Manual

Cisco Packet Data Serving Node (PDSN) Release 2.0
Redundancy and Load Balancing
47
12.3(11)T
Load Balancing
A controller maintains load information for all members in the cluster in order to perform PDSN Cluster
Member selection. This load information is transferred from the members to the controller under the
following conditions:
at periodic intervals.
when a session is established or dismantled in a member. In this case, the periodic timer is restarted.
requested from the members by the controller.
The session and member records are synchronized between the active and standby controllers as needed.
Since both active and standby controller maintain session and load information for all the members of
that cluster, failure of a controller does not result in the loss of any session or load information.
Intelligent PDSN Selection and Load Balancing (Peer-to-Peer)
The Cisco Intelligent PDSN Selection (Peer-to-Peer) feature allows you to group a number of Cisco
PDSNs into clusters that can exchange session information for performance and load-balancing
purposes. Each Cisco PDSN in a group maintains a table that contains information for the entire group. Using
PDSN clusters, minimizes inter-PDSN handoff, provides intelligent load-balancing, and ensures high
availability.
To distribute session information, each PDSN sends a broadcast to the Mobile IP multicast address when
a session is created or ended. The IP address of the originating PDSN and the MSID are encoded in the
Mobile IP messages. Each PDSN in a group updates its session table upon receiving the broadcast.
When a session request is received from the PCF by the Cisco PDSN, the PDSN checks its own session
list for an existing session, and also checks session lists within its PDSN group. If it determines that a
session exists with another PDSN, it redirects the PCF to that PDSN. This redirection helps to avoid
dropping the IP address and, thereby, avoids dropping any existing communication.
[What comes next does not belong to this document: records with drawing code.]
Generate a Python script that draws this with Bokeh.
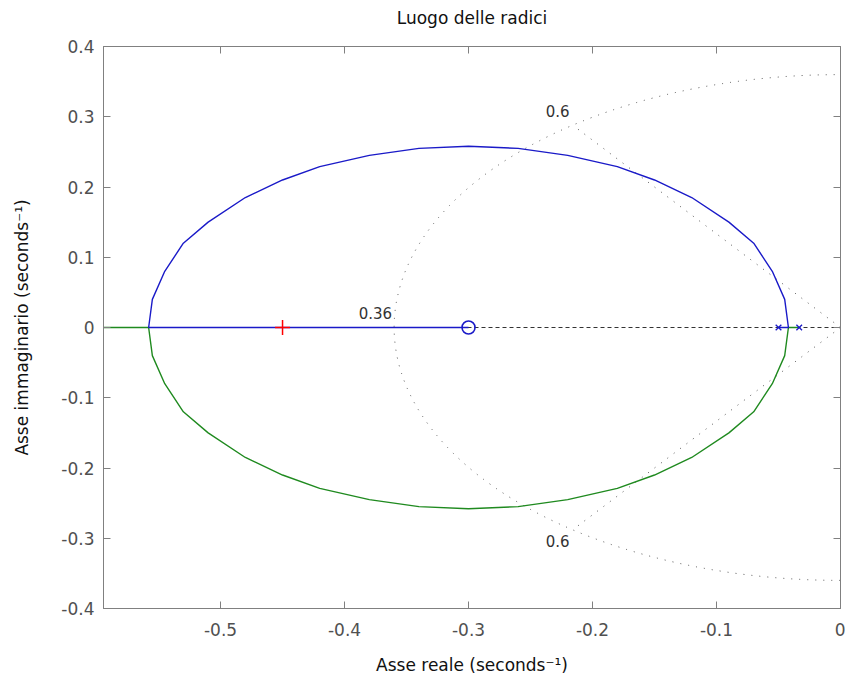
import math
from bokeh.plotting import figure
from bokeh.models import Range1d, LinearAxis, FixedTicker, Label
from bokeh.embed import file_html
from bokeh.resources import INLINE

# ---- data ----
POLES = [-0.05, -0.0333]
ZEROS = [-0.30]
SELECTED = [-0.45]
BREAK_IN = -0.0415
BREAK_AWAY = -0.558

ARC_X = [-0.042, -0.045, -0.055, -0.07, -0.09, -0.12, -0.15, -0.18, -0.22, -0.26,
         -0.30, -0.34, -0.38, -0.42, -0.45, -0.48, -0.51, -0.53, -0.545, -0.555, -0.558]
ARC_UP = [0.0, 0.04, 0.08, 0.12, 0.15, 0.185, 0.21, 0.229, 0.245, 0.255,
          0.258, 0.255, 0.245, 0.229, 0.21, 0.185, 0.15, 0.12, 0.08, 0.04, 0.0]
ARC_DOWN = [-0.0, -0.04, -0.08, -0.12, -0.15, -0.185, -0.21, -0.229, -0.245, -0.255,
            -0.258, -0.255, -0.245, -0.229, -0.21, -0.185, -0.15, -0.12, -0.08, -0.04, -0.0]

ZETA = [0.6]
WN = [0.36]

X_TICKS = [-0.5, -0.4, -0.3, -0.2, -0.1, 0.0]
X_LABELS = ["-0.5", "-0.4", "-0.3", "-0.2", "-0.1", "0"]
Y_TICKS = [-0.4, -0.3, -0.2, -0.1, 0.0, 0.1, 0.2, 0.3, 0.4]
Y_LABELS = ["-0.4", "-0.3", "-0.2", "-0.1", "0", "0.1", "0.2", "0.3", "0.4"]

TITLE = "Luogo delle radici"
X_TITLE = "Asse reale (seconds\u207b\u00b9)"
Y_TITLE = "Asse immaginario (seconds\u207b\u00b9)"

X_MIN, X_MAX = -0.5944, 0.0
Y_MIN, Y_MAX = -0.4, 0.4

FONT = "DejaVu Sans"
BLUE = "#1a1ac8"
GREEN = "#1f8a1f"
AXC = "#808080"

p = figure(width=845, height=684, x_range=Range1d(X_MIN, X_MAX), y_range=Range1d(Y_MIN, Y_MAX),
           output_backend="svg", toolbar_location=None, title=TITLE,
           min_border_left=103, min_border_right=5, min_border_top=45, min_border_bottom=76)
p.background_fill_color = "white"
p.border_fill_color = "white"
p.outline_line_color = AXC
p.xgrid.visible = False
p.ygrid.visible = False

p.title.align = "center"
p.title.text_font = FONT
p.title.text_font_size = "17px"
p.title.text_font_style = "normal"
p.title.text_color = "#111111"

p.add_layout(LinearAxis(), "right")
p.add_layout(LinearAxis(), "above")

for ax in p.xaxis:
    ax.ticker = FixedTicker(ticks=X_TICKS)
    ax.major_label_overrides = {t: l for t, l in zip(X_TICKS, X_LABELS)}
for ax in p.yaxis:
    ax.ticker = FixedTicker(ticks=Y_TICKS)
    ax.major_label_overrides = {t: l for t, l in zip(Y_TICKS, Y_LABELS)}
for ax in p.xaxis + p.yaxis:
    ax.axis_line_color = AXC
    ax.major_tick_line_color = AXC
    ax.major_tick_in = 7
    ax.major_tick_out = 0
    ax.minor_tick_line_color = None
    ax.major_label_text_font = FONT
    ax.major_label_text_font_size = "17px"
    ax.major_label_text_color = "#505050"
    ax.axis_label_text_font = FONT
    ax.axis_label_text_font_size = "17px"
    ax.axis_label_text_font_style = "normal"
    ax.axis_label_text_color = "#111111"

p.below[0].major_label_standoff = 14
p.below[0].axis_label = X_TITLE
p.below[0].axis_label_standoff = 16
p.left[0].major_label_standoff = 9
p.left[0].axis_label = Y_TITLE
p.left[0].axis_label_standoff = 26
# top and right axes: ticks only
p.above[0].major_label_overrides = {t: "" for t in X_TICKS}
p.right[0].major_label_overrides = {t: "" for t in Y_TICKS}
p.above[0].major_label_standoff = 0
p.right[0].major_label_standoff = 0
# blank spacer label on the top axis lifts the title towards the top edge
p.above[0].axis_label = " "
p.above[0].axis_label_text_font_size = "10px"
p.above[0].axis_label_standoff = 0

# real-axis dashed line (drawn first, under the locus)
p.line([X_MIN, X_MAX], [0, 0], line_color="#333333", line_dash="4 3", line_width=1)

# sgrid (damping ratio lines and natural frequency circle)
for wn in WN:
    p.ellipse(x=[0], y=[0], width=[2 * wn], height=[2 * wn], fill_color=None,
              line_color="#555555", line_dash="1 7", line_width=1)
    p.add_layout(Label(x=-wn, y=0, text=f"{wn:g}", text_align="right", text_baseline="middle",
                       x_offset=-2, y_offset=15, text_font=FONT, text_font_size="15px",
                       text_color="#333333"))
for z in ZETA:
    wn = WN[0]
    s = math.sqrt(1 - z * z)
    p.segment(x0=[0, 0], y0=[0, 0], x1=[-wn * z, -wn * z], y1=[wn * s, -wn * s],
              line_color="#555555", line_dash="1 7", line_width=1)
    p.add_layout(Label(x=-wn * z, y=wn * s, text=f"{z:g}", text_align="center",
                       text_baseline="middle", x_offset=-15, y_offset=14,
                       text_font=FONT, text_font_size="15px", text_color="#333333"))
    p.add_layout(Label(x=-wn * z, y=-wn * s, text=f"{z:g}", text_align="center",
                       text_baseline="middle", x_offset=-15, y_offset=-11,
                       text_font=FONT, text_font_size="15px", text_color="#333333"))

# root locus branches
green_x = [POLES[1], BREAK_IN] + ARC_X + [BREAK_AWAY, -0.7]
green_y = [0, 0] + ARC_DOWN + [0, 0]
blue_x = [POLES[0], BREAK_IN] + ARC_X + [BREAK_AWAY, ZEROS[0]]
blue_y = [0, 0] + ARC_UP + [0, 0]
p.line(green_x, green_y, line_color=GREEN, line_width=1.4)
p.line(blue_x, blue_y, line_color=BLUE, line_width=1.4)

p.scatter(x=POLES, y=[0] * len(POLES), marker="x", size=8, line_color=BLUE, line_width=1.3)
p.scatter(x=ZEROS, y=[0] * len(ZEROS), marker="circle", size=13, fill_color=None,
          line_color=BLUE, line_width=1.6)
p.scatter(x=SELECTED, y=[0] * len(SELECTED), marker="cross", size=15, line_color="#ff0000",
          line_width=1.5)

open("out.html", "w").write(file_html(p, INLINE))
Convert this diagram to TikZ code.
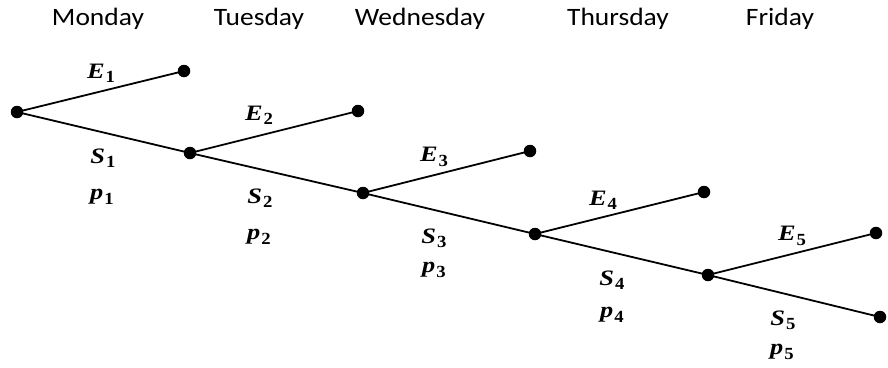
\documentclass[tikz,border=0pt]{standalone}
\usepackage{fontspec}
\setmainfont{Carlito}
\newfontfamily\labfont{Liberation Serif}
\newcommand{\lbl}[2]{\scalebox{1.2}[1]{\labfont\bfseries\itshape #1}\kern1pt\raisebox{-0.2em}{\labfont\bfseries\fontsize{17}{17}\selectfont\scalebox{1.1}[1]{#2}}}
\begin{document}
\begin{tikzpicture}[x=1pt,y=-1pt,
  dot/.style={circle,fill=black,inner sep=0pt,minimum size=12.5pt},
  edge/.style={line width=1.8pt},
  day/.style={font=\fontsize{25}{28}\selectfont,anchor=base},
  lab/.style={font=\fontsize{22}{26}\selectfont,inner sep=0pt}]
\useasboundingbox (0,0) rectangle (888,367);
% days
\node[day] (mon) at (98,25) {\scalebox{1.1}[1]{Monday}};
\node[day] (tue) at (259,25) {\scalebox{1.1}[1]{Tuesday}};
\node[day] (wed) at (420,25) {\scalebox{1.1}[1]{Wednesday}};
\node[day] (thu) at (618,25) {\scalebox{1.1}[1]{Thursday}};
\node[day] (fri) at (780,25) {\scalebox{1.1}[1]{Friday}};
% tree nodes
\node[dot] (r) at (17,112) {};
\node[dot] (n1) at (190,153) {};
\node[dot] (n2) at (363,193) {};
\node[dot] (n3) at (535,234) {};
\node[dot] (n4) at (708,275) {};
\node[dot] (s5) at (880,317) {};
\node[dot] (e1) at (184,71) {};
\node[dot] (e2) at (358,111) {};
\node[dot] (e3) at (530,151) {};
\node[dot] (e4) at (704,192) {};
\node[dot] (e5) at (876,233) {};
% connectors
\draw[edge] (r.center) -- (e1.center);
\draw[edge] (r.center) -- (n1.center);
\draw[edge] (n1.center) -- (e2.center);
\draw[edge] (n1.center) -- (n2.center);
\draw[edge] (n2.center) -- (e3.center);
\draw[edge] (n2.center) -- (n3.center);
\draw[edge] (n3.center) -- (e4.center);
\draw[edge] (n3.center) -- (n4.center);
\draw[edge] (n4.center) -- (e5.center);
\draw[edge] (n4.center) -- (s5.center);
% labels
\node[lab] (E1) at (101,73) {\lbl{E}{1}};
\node[lab] (S1) at (103,158) {\lbl{S}{1}};
\node[lab] (p1) at (102,197) {\lbl{p}{1}};
\node[lab] (E2) at (259,115) {\lbl{E}{2}};
\node[lab] (S2) at (260,198) {\lbl{S}{2}};
\node[lab] (p2) at (259,237) {\lbl{p}{2}};
\node[lab] (E3) at (434,157) {\lbl{E}{3}};
\node[lab] (S3) at (434,238) {\lbl{S}{3}};
\node[lab] (p3) at (434,270) {\lbl{p}{3}};
\node[lab] (E4) at (603,200) {\lbl{E}{4}};
\node[lab] (S4) at (612,280) {\lbl{S}{4}};
\node[lab] (p4) at (612,315) {\lbl{p}{4}};
\node[lab] (E5) at (792,236) {\lbl{E}{5}};
\node[lab] (S5) at (783,320) {\lbl{S}{5}};
\node[lab] (p5) at (782,352) {\lbl{p}{5}};
\end{tikzpicture}
\end{document}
If the session does not exist with any other PDSN, the receiving PDSN uses a load-balancing mechanism
to determine the appropriate PDSN to use for session establishment. With load balancing, the receiving
PDSN looks for the least utilized PDSN in the entire cluster. If the number of active PPP links on that
PDSN is some factor less than the number of PPP links on the receiving PDSN, the request will be
forwarded. The factor for determining whether the PPP link is forwarded is calculated as a percentage
(number of active PPP links vs. total number of possible PPP links).
Load Balancing
For a new packet data session, one PDSN may direct a connection request to another less “loaded” PDSN
within the cluster by proposing the address of that PDSN to the PCF. Such redirection of A10 connection
requests is performed among lesser loaded PDSNs in a round-robin manner. In PDSN software releases
prior to Release 1.1, the load balancing threshold was implemented in terms of a session count
differential. Starting in Release 1.1, the threshold is configured in terms of a load factor—the ratio of
number of sessions supported and total session capacity of the PDSN. In future releases, other factors
(such as QoS, session throughput considerations, CPU load, memory utilization) might also be
considered as parameters used to determine of load factor of a PDSN.